Let’s put a little heating coil next to the control damper in each branch of duct. Now we can let the big air handler put out a nice cool baseline (probably around 55F) and let each room open up the damper and heating coil independently depending on what they need. Not perfect centralization, but close!

Freeze Protection ✅

Since this is still based on hydronic (water) coils, we still need to worry about freezing. Any of the aforementioned strategies will still work here, but coil pumps tend to be the most common for air handler setups in my experience.

Humidity 🎉

Astute readers may have noticed that I mentioned that the air handler discharge temperature would probably be around 55F, and that 55F air is usually the rule of thumb for pre-cooled air ready for dehumidification. This means that the air handler has already done all of the hard work for us, and all we have to do in each branch is warm it up a little.

Additionally, the maintenance guys will be happy that the condensate drain is in one place, and it’s large enough it shouldn’t get backed up anymore.

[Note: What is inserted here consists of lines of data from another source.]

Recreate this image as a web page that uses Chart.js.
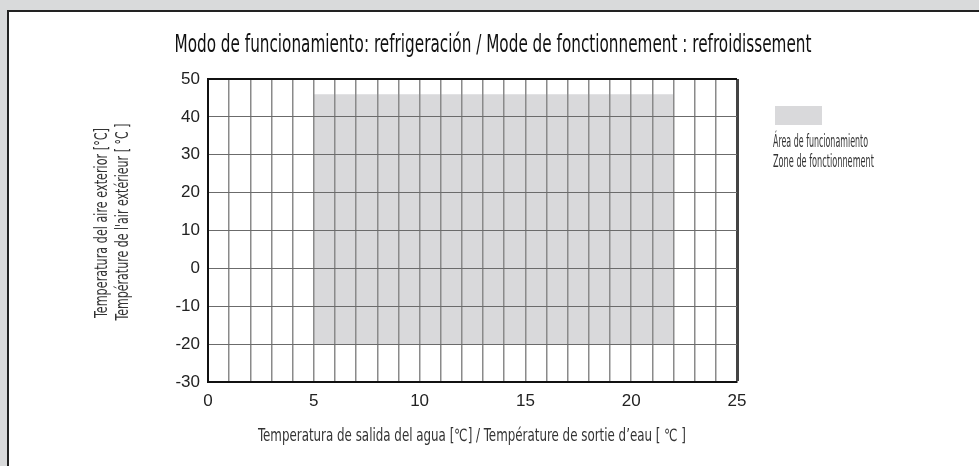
<!DOCTYPE html>
<html>
<head>
<meta charset="utf-8">
<script src="https://cdn.jsdelivr.net/npm/chart.js@4/dist/chart.umd.min.js"></script>
<style>
  html, body { margin: 0; padding: 0; background: #d9dadb; }
  #wrap { position: relative; width: 979px; height: 466px; overflow: hidden; }
  #panel { position: absolute; left: 7px; top: 10px; right: 0; bottom: 0; background: #fff;
           border-left: 2px solid #222; border-top: 2px solid #222; }
  canvas { position: absolute; left: 0; top: 0; }
</style>
</head>
<body>
<div id="wrap">
  <div id="panel"></div>
  <canvas id="c" width="979" height="466"></canvas>
</div>
<script>
// ---- data ----
const chartTitle = "Modo de funcionamiento: refrigeración / Mode de fonctionnement : refroidissement";
const xAxisTitle = "Temperatura de salida del agua [℃] / Température de sortie d’eau [ ℃ ]";
const yAxisTitle = ["Temperatura del aire exterior [°C]", "Température de l'air extérieur [ °C ]"];
const legendLabels = ["Área de funcionamiento", "Zone de fonctionnement"];
const xRange = [0, 25];
const yRange = [-30, 50];
const xLabelStep = 5;
const yStep = 10;
const zoneX = [5, 22];
const zoneTop = [46, 46];
const zoneBottom = [-20, -20];

const zoneColor = '#d9d9db';
const narrow = '"Liberation Sans Narrow", "DejaVu Sans Condensed", "Liberation Sans", sans-serif';

function fitText(ctx, text, cx, cy, size, targetW, color, rot, align) {
  ctx.save();
  ctx.font = size + 'px ' + narrow;
  const w = ctx.measureText(text).width;
  ctx.translate(cx, cy);
  if (rot) ctx.rotate(rot);
  ctx.scale(targetW / w, 1);
  ctx.fillStyle = color;
  ctx.textAlign = align || 'center';
  ctx.textBaseline = 'middle';
  ctx.fillText(text, 0, 0);
  ctx.restore();
}

const textPlugin = {
  id: 'texts',
  afterDraw(chart) {
    const ctx = chart.ctx;
    fitText(ctx, chartTitle, 493, 46, 24, 637, '#111');
    fitText(ctx, xAxisTitle, 472, 437, 17, 428, '#333');
    fitText(ctx, yAxisTitle[0], 103, 223, 17, 190, '#333', -Math.PI / 2);
    fitText(ctx, yAxisTitle[1], 124, 222, 17, 197, '#333', -Math.PI / 2);
    // legend
    ctx.save();
    ctx.fillStyle = zoneColor;
    ctx.fillRect(775, 106, 47, 19);
    ctx.restore();
    fitText(ctx, legendLabels[0], 773, 143, 17, 95, '#333', 0, 'left');
    fitText(ctx, legendLabels[1], 773, 163, 17, 101, '#333', 0, 'left');
  }
};

const xs = zoneX;
new Chart(document.getElementById('c'), {
  type: 'scatter',
  data: {
    datasets: [
      { label: legendLabels[0], data: xs.map((x, i) => ({ x, y: zoneTop[i] })), showLine: true,
        borderWidth: 0, pointRadius: 0, backgroundColor: zoneColor, fill: '+1' },
      { label: 'bottom', data: xs.map((x, i) => ({ x, y: zoneBottom[i] })), showLine: true,
        borderWidth: 0, pointRadius: 0, fill: false }
    ]
  },
  options: {
    responsive: false,
    animation: false,
    layout: { padding: { left: 0, top: 79, right: 242, bottom: 0 } },
    plugins: { legend: { display: false }, tooltip: { enabled: false }, title: { display: false } },
    scales: {
      x: {
        type: 'linear', min: xRange[0], max: xRange[1],
        afterFit(s) { s.height = 84; },
        ticks: { stepSize: 1, autoSkip: false, maxRotation: 0, padding: 9, color: '#222',
          font: { family: '"Liberation Sans", Arial, sans-serif', size: 17 },
          callback: v => (v % xLabelStep === 0 ? String(v) : '') },
        grid: { drawTicks: false, z: 1,
          color: c => (c.tick && c.tick.value === xRange[1] ? '#444' : '#8a8a8a'),
          lineWidth: c => (c.tick && c.tick.value === xRange[1] ? 3 : 1.5) },
        border: { display: true, color: '#111', width: 2, z: 2 }
      },
      y: {
        type: 'linear', min: yRange[0], max: yRange[1],
        afterFit(s) { s.width = 208; },
        ticks: { stepSize: yStep, padding: 8, color: '#222',
          font: { family: '"Liberation Sans", Arial, sans-serif', size: 17 } },
        grid: { drawTicks: false, z: 1,
          color: c => (c.tick && c.tick.value === yRange[1] ? '#111' : '#6b6b6b'),
          lineWidth: c => (c.tick && c.tick.value === yRange[1] ? 2 : 1) },
        border: { display: true, color: '#111', width: 2, z: 2 }
      }
    }
  },
  plugins: [textPlugin]
});
</script>
</body>
</html>
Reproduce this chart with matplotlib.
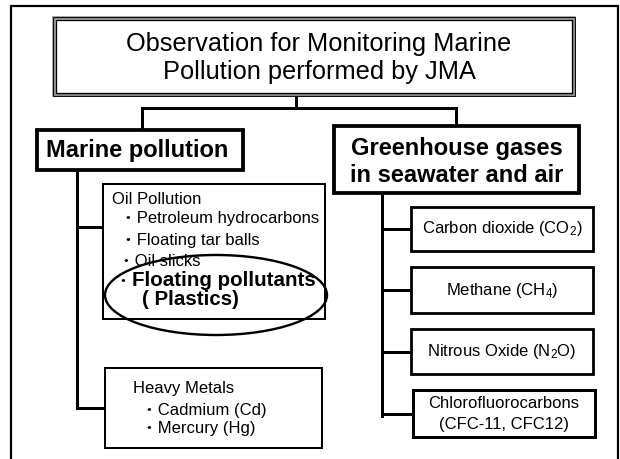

Carbon Dioxide/Particulates/Odor ✅

I mentioned earlier that we didn’t need louvers under every window, but we will still need a few to serve the big air handler. Thankfully we can locate these facing an interior courtyard or parking lot and avoid damaging our historic facade. The fresh air will help us with the carbon dioxide and particulate matter just like before.

Pressurization ✅

It wasn’t on our list before, but with a centralized solution like this we can control the building’s pressure. Have you ever tried to open a door and felt a suction holding it shut, or saw a door that was held open by an inch or so as air rushed out? Those are examples of poor building pressure - our goal is to keep the unconditioned outside air from leaking in through gaps and cracks in the exterior walls without blowing doors or windows open. In some facilities like hospitals or pathogen research labs, you may want each room to keep air from entering or exiting unless it passes through a filter.

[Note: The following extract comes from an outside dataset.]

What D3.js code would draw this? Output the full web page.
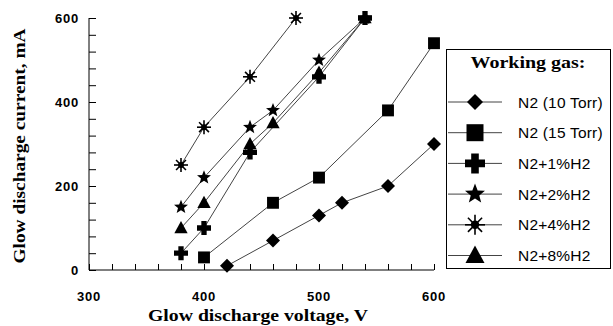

Since we’ve got a few big fans here that supply air to the spaces, we can measure the pressure differential between the interior and exterior and modulate the fan speeds to keep it exactly where we want it. (I should note that this is technically possible with some of the previous solutions but quite tricky to implement in practice. Centralization helps significantly!)

Energy/Cost/Maintenance ✅

There are a few solid wins with big air handlers, but most of the benefits are actually better suited to an application with lots of small rooms. You just have to pay for cooling once and the cost of each additional branch is quite low. When your demand is low, you can ramp down the fan speed so it runs more efficiently. That’s actually where the name comes from - Variable Air Volume. Your VAV air handler can serve a wide variety of spaces at once, only running when it’s needed, and the VAV terminal units will keep each room at its exact setpoint. And that’s why air handlers are perfect for…

Overall 🖊️

Offices!

Nearly every school like this will have one VAV air handler, and that’s to serve the administration offices! You can use the same chillers and boilers that run your classroom ventilators to run your principal’s office, nurse’s clinic, and reception area even more efficiently.

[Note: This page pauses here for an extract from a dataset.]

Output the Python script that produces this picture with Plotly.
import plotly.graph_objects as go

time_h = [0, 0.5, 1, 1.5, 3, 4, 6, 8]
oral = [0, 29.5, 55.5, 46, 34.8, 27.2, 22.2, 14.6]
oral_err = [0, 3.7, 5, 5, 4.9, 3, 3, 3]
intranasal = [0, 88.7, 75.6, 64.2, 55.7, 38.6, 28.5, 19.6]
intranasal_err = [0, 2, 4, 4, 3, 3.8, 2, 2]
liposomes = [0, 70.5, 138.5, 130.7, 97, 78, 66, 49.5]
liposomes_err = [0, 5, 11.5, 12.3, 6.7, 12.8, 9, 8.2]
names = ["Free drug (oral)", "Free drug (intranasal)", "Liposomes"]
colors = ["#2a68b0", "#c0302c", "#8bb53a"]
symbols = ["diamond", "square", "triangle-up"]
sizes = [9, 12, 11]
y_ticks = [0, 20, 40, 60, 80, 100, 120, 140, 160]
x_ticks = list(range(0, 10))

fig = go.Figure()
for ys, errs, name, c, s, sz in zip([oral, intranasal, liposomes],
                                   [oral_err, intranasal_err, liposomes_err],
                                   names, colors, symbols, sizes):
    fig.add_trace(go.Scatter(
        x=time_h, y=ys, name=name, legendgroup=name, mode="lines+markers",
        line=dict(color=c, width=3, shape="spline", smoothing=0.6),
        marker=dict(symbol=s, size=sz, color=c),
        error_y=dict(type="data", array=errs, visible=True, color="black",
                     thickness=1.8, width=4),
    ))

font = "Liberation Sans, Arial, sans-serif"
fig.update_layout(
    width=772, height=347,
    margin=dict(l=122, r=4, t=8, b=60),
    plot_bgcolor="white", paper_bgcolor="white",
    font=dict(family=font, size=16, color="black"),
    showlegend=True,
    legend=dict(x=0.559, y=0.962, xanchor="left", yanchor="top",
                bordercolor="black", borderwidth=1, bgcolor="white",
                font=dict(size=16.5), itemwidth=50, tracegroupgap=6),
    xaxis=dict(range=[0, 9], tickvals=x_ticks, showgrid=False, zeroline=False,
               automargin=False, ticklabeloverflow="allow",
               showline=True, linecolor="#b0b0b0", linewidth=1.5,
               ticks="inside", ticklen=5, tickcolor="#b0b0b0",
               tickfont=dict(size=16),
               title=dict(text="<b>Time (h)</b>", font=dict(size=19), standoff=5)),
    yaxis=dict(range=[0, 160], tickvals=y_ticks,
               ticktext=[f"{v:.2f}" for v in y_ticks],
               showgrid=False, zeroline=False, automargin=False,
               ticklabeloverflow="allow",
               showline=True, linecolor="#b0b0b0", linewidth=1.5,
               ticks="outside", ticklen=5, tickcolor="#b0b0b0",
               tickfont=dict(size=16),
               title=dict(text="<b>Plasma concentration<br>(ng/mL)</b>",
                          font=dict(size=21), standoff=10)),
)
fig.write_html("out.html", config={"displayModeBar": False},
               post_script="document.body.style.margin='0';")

Using large equipment like this strategically allows you to leverage their strengths in each situation and fall back to the simpler (or cheaper) option when the downsides can be mitigated elsewhere.

What does it all mean?

Engineering is tricky! There’s no single best solution for basically any situation, everything is based on a dozen factors and the end result is often arbitrary. What matters is less often “how many kilowatt-hours you saved this month” and more often how the maintenance staff feel about the system, how comfortable the rooms are, and how long the equipment will last before it needs to be replaced (and how hard it’s going to be to do so).

Also if you read this and came up with a dozen questions like “why don’t you just…” and “what about…” then you’re either a mechanical engineer already or should look into becoming one.